JAKARTA, MARITIM: Surat Keputusan Menteri Ketenagakerjaan (Kepmenaker) No.291 tahun 2018 tentang Pedoman Pelaksanaan Penempatan dan Perlindungan Pekerja Migran Indonesia di Arab Saudi Melalui Sistem Pengaturan Satu Kanal digugat ke Pengadilan Tata Usaha Negara (PTUN) Jakarta karena dianggap bertentangan dengan semangat UUD 1945 dan merugikan masyarakat, khususnya pelaku usaha penempatan pekerja migran.
Gugatan didaftarkan oleh Rubby Cahyady dari Kantor Hukum R. Cahyady & Rekan, Selasa (23/4), dengan memperoleh register gugatan Nomor 27/G/2019. Selaku kuasa hukum dari unsur masyarakat dan perorangan, Rubby mengatakan dalam sidang nanti pihaknya akan menuntut Kepmenaker itu dicabut.
“Gugatan ini kami ajukan karena Kepmenaker No 291/2018 sangat merugikan rakyat, khususnya perusahaan penempatan Pekerja Migran Indonesia (PMI) ke Arab Saudi,” katanya seusai mendaftarkan gugatannya di PTUN Jakarta.
Namun Rubby Cahyady belum menjelaskan kapan sidang akan digelar. Alasannya, PTUN Jakarta masih akan membentuk majelis hakim dan setelah itu akan menetapkan jadwal sidangnya. Sebagai kuasa hukum, dia juga tidak menjelaskan unsur masyarakat atau perorangan yang diwakilinya dalam gugatan tersebut.
Ia menyebutkan, Kepmenaker tersebut bertentangan dengan UUD 1945, khususnya pasal 27 ayat (2), Pasal 28D ayat (1) dan ayat (2).
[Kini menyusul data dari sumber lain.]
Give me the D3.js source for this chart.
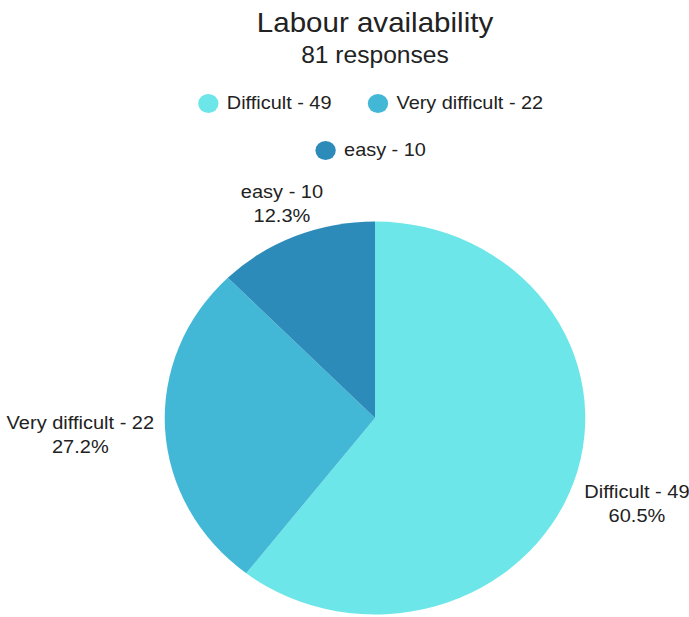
<!DOCTYPE html>
<html>
<head>
<meta charset="utf-8">
<script src="https://cdn.jsdelivr.net/npm/d3@7"></script>
<style>
  html, body { margin: 0; padding: 0; background: #fff; }
  text { font-family: "Liberation Sans", Arial, sans-serif; fill: #222; }
</style>
</head>
<body>
<svg id="chart" width="689" height="617"></svg>
<script>
const title = "Labour availability";
const subtitle = "81 responses";
const categories = ["Difficult", "Very difficult", "easy"];
const values = [49, 22, 10];
const colors = ["#6ce6e8", "#42b8d6", "#2d8bba"];

const W = 689, H = 617;
const sx = 1.07;            // horizontal stretch of the reference
const cx = 375, cy = 418;   // pie centre (final pixels)
const R = 196.5;            // vertical radius

const svg = d3.select("#chart");
svg.append("rect").attr("width", W).attr("height", H).attr("fill", "#fff");
const root = svg.append("g").attr("transform", `scale(${sx},1)`);

// Title
root.append("text").attr("x", cx / sx).attr("y", 32)
  .attr("text-anchor", "middle").attr("font-size", 27.6).text(title);
root.append("text").attr("x", cx / sx).attr("y", 63)
  .attr("text-anchor", "middle").attr("font-size", 23).text(subtitle);

// Legend
const total = d3.sum(values);
const color = d3.scaleOrdinal().domain(categories).range(colors);
const legendFont = 18.6, dotR = 9.5, dotGap = 9, itemGap = 37, maxRow = 400;
const items = categories.map((c, i) => ({ c, label: `${c} - ${values[i]}` }));
const meas = root.append("text").attr("font-size", legendFont);
items.forEach(it => { meas.text(it.label); it.w = meas.node().getComputedTextLength() * sx; });
meas.remove();
const rows = [];
let cur = [], curW = 0;
items.forEach(it => {
  const iw = dotR * 2 + dotGap + it.w;
  const add = cur.length ? itemGap + iw : iw;
  if (cur.length && curW + add > maxRow) { rows.push({ items: cur, w: curW }); cur = []; curW = 0; }
  curW += cur.length ? itemGap + iw : iw;
  cur.push(it);
});
if (cur.length) rows.push({ items: cur, w: curW });
const legendCx = 371, rowY0 = 103.5, rowStep = 47;
rows.forEach((row, ri) => {
  let x = legendCx - row.w / 2;
  const y = rowY0 + ri * rowStep;
  row.items.forEach(it => {
    root.append("circle").attr("cx", (x + dotR) / sx).attr("cy", y).attr("r", dotR)
      .attr("fill", color(it.c));
    root.append("text").attr("x", (x + dotR * 2 + dotGap) / sx).attr("y", y + 6)
      .attr("font-size", legendFont).text(it.label);
    x += dotR * 2 + dotGap + it.w + itemGap;
  });
});

// Pie
const pie = d3.pie().sort(null).value(d => d.v);
const arcs = pie(categories.map((c, i) => ({ c, v: values[i] })));
const arc = d3.arc().innerRadius(0).outerRadius(R);
const pg = root.append("g").attr("transform", `translate(${cx / sx},${cy})`);
pg.selectAll("path").data(arcs).join("path")
  .attr("d", arc).attr("fill", d => color(d.data.c));

// Labels
const labelFont = 18.7, pad = 11;
arcs.forEach(d => {
  const a = (d.startAngle + d.endAngle) / 2;
  const ux = Math.sin(a), uy = -Math.cos(a);
  const g = root.append("g");
  const t = g.append("text").attr("text-anchor", "middle").attr("font-size", labelFont);
  t.append("tspan").attr("x", 0).attr("y", 0).text(`${d.data.c} - ${d.data.v}`);
  t.append("tspan").attr("x", 0).attr("y", 24).text(`${(d.data.v / total * 100).toFixed(1)}%`);
  const bb = g.node().getBBox();
  const w = bb.width * sx, h = bb.height;
  const px = cx + R * sx * ux, py = cy + R * uy;
  const tx = Math.abs(ux) > 1e-6 ? (w / 2) / Math.abs(ux) : Infinity;
  const ty = Math.abs(uy) > 1e-6 ? (h / 2) / Math.abs(uy) : Infinity;
  const tt = Math.min(tx, ty) + pad;
  const lx = px + ux * tt, ly = py + uy * tt;
  g.attr("transform", `translate(${lx / sx - (bb.x + bb.width / 2)},${ly - (bb.y + bb.height / 2)})`);
});
</script>
</body>
</html>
Kepmenaker itu juga melanggar Undang Undang Larangan Praktik Monopoli dan Persaingan Usaha Tidak Sehat, khususnya Pasal 1 (butir 1, 2, 4), Pasal 2 dan Pasal 3.
Rubby menegaskan keinginannya agar Kepmenaker itu dicabut, karena Menaker memberi peluang perusahaan melakukan monopoli. “Ini tidak benar. Oleh karena itu, dalam persidangan nanti, kami minta Kepmenaker tersebut dicabut,” tandasnya seraya menjelaskan alasannya.
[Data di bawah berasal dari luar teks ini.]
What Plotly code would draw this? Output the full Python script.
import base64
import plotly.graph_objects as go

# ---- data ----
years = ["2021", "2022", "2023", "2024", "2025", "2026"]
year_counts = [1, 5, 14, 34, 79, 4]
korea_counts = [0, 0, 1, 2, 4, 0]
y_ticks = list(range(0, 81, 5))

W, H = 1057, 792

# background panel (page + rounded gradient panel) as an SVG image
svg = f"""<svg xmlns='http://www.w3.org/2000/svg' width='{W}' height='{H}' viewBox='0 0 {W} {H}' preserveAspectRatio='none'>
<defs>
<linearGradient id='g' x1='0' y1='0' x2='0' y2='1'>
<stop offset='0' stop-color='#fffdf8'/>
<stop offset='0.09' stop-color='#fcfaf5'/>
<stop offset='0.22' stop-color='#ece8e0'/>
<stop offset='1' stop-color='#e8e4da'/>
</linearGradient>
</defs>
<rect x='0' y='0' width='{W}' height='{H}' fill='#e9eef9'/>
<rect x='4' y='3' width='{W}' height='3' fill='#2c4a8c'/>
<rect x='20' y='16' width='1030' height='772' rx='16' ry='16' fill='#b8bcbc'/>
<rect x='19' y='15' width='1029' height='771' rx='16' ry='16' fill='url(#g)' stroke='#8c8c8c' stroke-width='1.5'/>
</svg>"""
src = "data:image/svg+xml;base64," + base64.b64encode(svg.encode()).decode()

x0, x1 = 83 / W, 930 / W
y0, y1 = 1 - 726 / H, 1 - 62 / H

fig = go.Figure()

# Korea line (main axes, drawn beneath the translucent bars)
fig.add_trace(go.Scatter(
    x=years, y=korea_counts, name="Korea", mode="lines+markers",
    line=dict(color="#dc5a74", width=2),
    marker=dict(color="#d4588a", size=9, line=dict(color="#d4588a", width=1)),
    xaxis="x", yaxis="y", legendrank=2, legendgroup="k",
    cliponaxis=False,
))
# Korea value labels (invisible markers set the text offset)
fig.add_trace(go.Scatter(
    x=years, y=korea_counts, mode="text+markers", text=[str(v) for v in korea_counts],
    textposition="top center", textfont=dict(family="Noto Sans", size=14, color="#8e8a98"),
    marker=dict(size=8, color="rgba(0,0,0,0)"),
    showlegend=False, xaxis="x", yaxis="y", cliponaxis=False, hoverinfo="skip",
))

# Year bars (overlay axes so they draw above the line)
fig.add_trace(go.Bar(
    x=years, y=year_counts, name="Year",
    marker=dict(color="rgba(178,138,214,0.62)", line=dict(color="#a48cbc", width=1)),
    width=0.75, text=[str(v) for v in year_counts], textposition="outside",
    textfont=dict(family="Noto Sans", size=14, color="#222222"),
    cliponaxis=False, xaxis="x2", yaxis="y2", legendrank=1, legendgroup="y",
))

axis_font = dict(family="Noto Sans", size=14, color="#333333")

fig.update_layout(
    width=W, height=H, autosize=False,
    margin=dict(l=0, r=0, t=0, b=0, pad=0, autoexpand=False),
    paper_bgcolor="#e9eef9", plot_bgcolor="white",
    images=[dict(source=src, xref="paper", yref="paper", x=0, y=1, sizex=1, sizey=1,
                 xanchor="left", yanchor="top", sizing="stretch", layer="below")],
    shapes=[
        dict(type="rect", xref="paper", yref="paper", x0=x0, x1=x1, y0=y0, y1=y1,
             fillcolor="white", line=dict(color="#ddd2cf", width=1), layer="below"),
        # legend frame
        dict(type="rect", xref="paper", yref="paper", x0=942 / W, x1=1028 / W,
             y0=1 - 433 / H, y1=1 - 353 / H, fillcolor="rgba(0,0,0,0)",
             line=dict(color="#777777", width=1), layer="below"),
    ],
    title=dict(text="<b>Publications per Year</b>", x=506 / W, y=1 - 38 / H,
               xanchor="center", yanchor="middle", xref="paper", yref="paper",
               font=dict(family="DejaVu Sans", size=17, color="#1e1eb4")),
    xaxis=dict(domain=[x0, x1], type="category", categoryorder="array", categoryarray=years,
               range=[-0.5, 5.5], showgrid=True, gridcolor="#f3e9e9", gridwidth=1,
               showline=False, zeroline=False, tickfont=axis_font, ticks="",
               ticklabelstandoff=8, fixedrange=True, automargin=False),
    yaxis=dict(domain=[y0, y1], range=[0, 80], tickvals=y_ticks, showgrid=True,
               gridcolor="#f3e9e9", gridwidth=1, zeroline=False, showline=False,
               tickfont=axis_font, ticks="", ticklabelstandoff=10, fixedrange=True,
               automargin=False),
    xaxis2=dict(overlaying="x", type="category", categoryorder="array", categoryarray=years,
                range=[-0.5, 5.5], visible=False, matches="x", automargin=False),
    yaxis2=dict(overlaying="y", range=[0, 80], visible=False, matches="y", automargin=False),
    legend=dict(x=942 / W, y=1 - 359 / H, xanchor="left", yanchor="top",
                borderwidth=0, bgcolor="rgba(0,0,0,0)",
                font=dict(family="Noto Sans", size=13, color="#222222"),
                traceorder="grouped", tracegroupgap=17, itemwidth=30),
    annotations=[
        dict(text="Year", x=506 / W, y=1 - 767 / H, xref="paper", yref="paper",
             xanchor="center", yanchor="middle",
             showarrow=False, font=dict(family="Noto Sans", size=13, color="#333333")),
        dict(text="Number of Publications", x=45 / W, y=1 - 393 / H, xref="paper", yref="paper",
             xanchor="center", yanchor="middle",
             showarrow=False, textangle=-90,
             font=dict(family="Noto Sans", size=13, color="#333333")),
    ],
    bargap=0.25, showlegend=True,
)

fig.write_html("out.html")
Menurut dia, Permenaker itu harus dicabut karena salah satu klausulnya mensyaratkan Perusahaan Penempatan Pekerja Migran Indonesia (P3MI) yang menempatkan PMI melalui Sistem Pengaturan Satu Kanal harus sudah pernah menempatkan pekerja migran pada pengguna perseorangan di Arab Saudi paling sedikit 5 tahun.
Dengan persyaratan itu, katanya melanjutkan, Kepmenaker menutup peluang dan kesempatan setiap warga negara Indonesia yang akan membuka usaha penempatan pekerja migran Indonesia ke Arab Saudi. Artinya, usaha tersebut hanya bisa dilakukan secara monopolistik oleh perusahaan-perusahaan besar yang pernah melakukan penempatan Pekerja Migran Indonesia. Sehingga secara eksplisit Kepmenaker tersebut membuat legitimasi atas monopoli usaha.
Rubby menilai, Kepmenaker itu membuat resah pelaku usaha penempatan PMI karena sifatnya monopoli, sehingga mengebiri hak badan hukum dan WNI yang ingin terlibat aktif dalam penempatan pekerja migran di Arab Saudi. Dengan adanya Kepmenaker No 291/2018, menurut dia, hanya ada satu perusahaan yang diperbolehkan menempatkan PMI ke Arab Saudi.
Sebelumnya beredar kabar, dari terbitnya Kepmenaker itu ada 58 perusahaan yang diizinkan menempatkan PMI ke Arab Saudi. Ini dapat terlihat setelah Dirjen Bina Penta & PPK Kemnaker menerbitkan SK No. 735/PPTKPKK/IV/2019 yang telah menetapkan 58 perusahaan dapat melakukan penempatan PMI melalui Sistem Pengaturan Satu Kanal ke Arab Saudi.
Ketika hal itu ditanyakan, Cahyady membantahnya. “Itu tidak benar,” tegasnya.
Yang benar, katanya melanjutkan, hanya satu perusahaan yang diizinkan menempatkan PMI. Itu sebabnya Kepmenaker tersebut digugat ke PTUN.
Ditambahkan, jika gugatan ke PTUN tidak berhasil, Rubby akan melanjutkan upaya hokum lainnya. Misalnya akan menggugat ke Komisi Pengawas Persaingan Usaha (KPPU). (Purwanto).